В штабе армии сделан оперативный доклад и прочитаны сводки о ходе действий в Западной армии. Я был ошеломлен и подавлен тем, что в тоне докладывавших (какой-то полковник, ген. Богословский и сам Гайда) сквозило несдерживаемо удовольствие по поводу неудач в Западной армии и усердно подчеркивались свои, довольно проблематичные при общем положении фронта, успехи. Я знал, что между штабами армий раздор и нелады, но никогда не думал, что дело зашло так далеко.

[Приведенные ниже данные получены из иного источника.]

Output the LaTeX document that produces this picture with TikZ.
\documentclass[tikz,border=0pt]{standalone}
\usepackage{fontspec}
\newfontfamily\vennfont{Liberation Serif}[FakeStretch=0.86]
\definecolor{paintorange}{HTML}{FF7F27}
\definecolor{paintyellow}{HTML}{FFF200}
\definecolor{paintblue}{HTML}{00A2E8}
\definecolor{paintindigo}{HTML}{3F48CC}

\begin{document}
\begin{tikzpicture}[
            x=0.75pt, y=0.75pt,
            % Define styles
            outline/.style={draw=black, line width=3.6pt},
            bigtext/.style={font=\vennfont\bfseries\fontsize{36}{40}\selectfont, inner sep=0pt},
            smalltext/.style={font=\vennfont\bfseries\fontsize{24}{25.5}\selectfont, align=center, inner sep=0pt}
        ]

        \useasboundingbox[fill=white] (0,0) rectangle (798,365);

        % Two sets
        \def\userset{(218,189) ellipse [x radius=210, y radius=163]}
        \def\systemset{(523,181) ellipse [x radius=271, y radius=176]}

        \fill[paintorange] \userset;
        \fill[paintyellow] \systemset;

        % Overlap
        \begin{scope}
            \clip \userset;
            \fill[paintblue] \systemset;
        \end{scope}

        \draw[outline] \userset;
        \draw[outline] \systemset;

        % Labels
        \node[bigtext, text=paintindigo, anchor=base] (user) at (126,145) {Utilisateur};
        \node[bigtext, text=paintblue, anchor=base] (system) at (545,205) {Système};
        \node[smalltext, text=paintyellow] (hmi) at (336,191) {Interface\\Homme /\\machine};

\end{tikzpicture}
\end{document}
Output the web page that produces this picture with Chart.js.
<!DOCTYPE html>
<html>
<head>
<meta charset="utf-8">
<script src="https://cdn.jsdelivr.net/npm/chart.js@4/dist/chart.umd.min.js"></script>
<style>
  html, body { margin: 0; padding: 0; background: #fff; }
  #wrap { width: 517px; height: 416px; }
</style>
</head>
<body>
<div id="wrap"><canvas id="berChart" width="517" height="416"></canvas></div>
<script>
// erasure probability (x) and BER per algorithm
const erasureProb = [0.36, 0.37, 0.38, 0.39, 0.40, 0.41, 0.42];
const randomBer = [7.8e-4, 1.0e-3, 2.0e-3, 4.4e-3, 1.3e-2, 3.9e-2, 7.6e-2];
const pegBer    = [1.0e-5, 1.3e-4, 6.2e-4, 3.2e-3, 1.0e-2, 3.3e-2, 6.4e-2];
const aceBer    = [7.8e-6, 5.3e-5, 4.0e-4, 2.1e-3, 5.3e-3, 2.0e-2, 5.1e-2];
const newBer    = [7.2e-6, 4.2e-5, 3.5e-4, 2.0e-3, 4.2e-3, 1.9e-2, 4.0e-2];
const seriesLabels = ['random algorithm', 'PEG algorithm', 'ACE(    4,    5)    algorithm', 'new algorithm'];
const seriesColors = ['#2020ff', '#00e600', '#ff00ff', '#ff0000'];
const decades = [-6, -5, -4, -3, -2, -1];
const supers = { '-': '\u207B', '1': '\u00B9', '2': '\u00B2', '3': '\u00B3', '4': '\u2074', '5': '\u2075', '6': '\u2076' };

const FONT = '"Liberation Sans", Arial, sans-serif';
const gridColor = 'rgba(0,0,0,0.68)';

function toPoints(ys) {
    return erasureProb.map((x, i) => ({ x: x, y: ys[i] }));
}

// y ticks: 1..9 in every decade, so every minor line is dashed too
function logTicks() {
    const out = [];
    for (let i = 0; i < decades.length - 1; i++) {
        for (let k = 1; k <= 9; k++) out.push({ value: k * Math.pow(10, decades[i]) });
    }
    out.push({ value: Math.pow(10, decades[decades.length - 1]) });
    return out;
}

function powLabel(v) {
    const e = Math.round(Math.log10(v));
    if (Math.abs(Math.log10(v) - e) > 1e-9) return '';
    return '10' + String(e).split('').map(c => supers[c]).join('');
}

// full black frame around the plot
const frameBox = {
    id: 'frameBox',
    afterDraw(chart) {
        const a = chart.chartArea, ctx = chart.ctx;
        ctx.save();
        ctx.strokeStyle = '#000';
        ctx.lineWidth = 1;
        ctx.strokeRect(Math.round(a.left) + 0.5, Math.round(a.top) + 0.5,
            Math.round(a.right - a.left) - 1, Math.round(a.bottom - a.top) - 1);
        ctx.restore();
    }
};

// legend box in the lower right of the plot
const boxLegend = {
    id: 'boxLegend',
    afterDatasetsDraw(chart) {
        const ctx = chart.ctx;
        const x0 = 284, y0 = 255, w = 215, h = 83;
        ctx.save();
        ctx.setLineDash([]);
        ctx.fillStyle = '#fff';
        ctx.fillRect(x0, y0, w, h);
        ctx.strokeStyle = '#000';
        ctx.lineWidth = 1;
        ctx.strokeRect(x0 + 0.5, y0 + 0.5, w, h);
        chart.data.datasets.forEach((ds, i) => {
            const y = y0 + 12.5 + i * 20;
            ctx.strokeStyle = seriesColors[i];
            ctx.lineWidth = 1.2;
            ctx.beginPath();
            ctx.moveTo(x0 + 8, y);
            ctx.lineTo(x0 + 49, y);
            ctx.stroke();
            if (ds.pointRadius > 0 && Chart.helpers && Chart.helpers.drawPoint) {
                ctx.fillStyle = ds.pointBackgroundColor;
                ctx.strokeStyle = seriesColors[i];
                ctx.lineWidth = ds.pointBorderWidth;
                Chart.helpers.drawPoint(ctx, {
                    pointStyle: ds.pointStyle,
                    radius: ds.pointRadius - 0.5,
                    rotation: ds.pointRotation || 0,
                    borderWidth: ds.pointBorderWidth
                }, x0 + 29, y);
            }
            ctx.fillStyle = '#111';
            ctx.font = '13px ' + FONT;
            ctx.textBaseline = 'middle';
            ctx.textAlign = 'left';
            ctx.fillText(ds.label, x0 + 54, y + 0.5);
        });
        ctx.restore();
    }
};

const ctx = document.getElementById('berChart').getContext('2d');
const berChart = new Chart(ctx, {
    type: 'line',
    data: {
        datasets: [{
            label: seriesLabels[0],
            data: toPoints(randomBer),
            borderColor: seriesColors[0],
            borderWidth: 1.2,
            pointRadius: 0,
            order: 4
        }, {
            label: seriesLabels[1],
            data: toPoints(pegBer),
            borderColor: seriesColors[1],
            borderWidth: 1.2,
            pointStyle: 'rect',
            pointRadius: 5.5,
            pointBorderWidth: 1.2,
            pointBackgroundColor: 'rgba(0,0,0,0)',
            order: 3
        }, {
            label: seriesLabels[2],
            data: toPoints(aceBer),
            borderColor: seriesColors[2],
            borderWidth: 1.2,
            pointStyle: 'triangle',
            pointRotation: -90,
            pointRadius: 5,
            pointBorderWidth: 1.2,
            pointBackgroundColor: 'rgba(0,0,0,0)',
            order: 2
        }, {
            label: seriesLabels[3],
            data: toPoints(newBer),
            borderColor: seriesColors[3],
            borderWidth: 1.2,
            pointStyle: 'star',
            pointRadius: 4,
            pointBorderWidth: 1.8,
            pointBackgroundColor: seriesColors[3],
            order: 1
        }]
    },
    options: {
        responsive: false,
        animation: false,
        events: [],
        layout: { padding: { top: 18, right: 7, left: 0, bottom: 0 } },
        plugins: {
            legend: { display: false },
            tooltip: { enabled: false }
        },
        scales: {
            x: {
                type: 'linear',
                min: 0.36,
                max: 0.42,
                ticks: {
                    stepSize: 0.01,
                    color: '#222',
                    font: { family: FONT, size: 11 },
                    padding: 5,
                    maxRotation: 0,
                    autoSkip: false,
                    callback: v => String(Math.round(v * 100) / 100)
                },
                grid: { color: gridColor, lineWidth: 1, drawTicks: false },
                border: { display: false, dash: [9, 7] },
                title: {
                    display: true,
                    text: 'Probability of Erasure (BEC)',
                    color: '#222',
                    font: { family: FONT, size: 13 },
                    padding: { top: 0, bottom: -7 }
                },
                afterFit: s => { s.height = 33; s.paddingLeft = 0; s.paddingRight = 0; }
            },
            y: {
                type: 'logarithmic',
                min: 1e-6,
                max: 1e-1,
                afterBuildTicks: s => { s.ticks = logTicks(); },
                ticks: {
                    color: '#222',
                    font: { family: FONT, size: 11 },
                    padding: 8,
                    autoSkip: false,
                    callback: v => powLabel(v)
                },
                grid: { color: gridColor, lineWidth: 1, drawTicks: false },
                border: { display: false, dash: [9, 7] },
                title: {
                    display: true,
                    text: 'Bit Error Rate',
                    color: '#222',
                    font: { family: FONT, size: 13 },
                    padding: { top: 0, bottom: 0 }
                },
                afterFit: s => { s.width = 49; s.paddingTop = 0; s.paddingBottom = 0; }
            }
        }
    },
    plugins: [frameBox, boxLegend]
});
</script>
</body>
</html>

В ставке я сразу заметил, читая донесения штабов армий, что между ними существует антагонизм, вызванный несомненно соперничеством по части успехов и ссорами по вопросу о распределении сообщений; кроме того, как мне объяснили в ставке, сибиряки — представители восставших против большевиков офицерских организаций — относились вообще очень пренебрежительно к Западной армии, как преемнице Народной армии Комуча.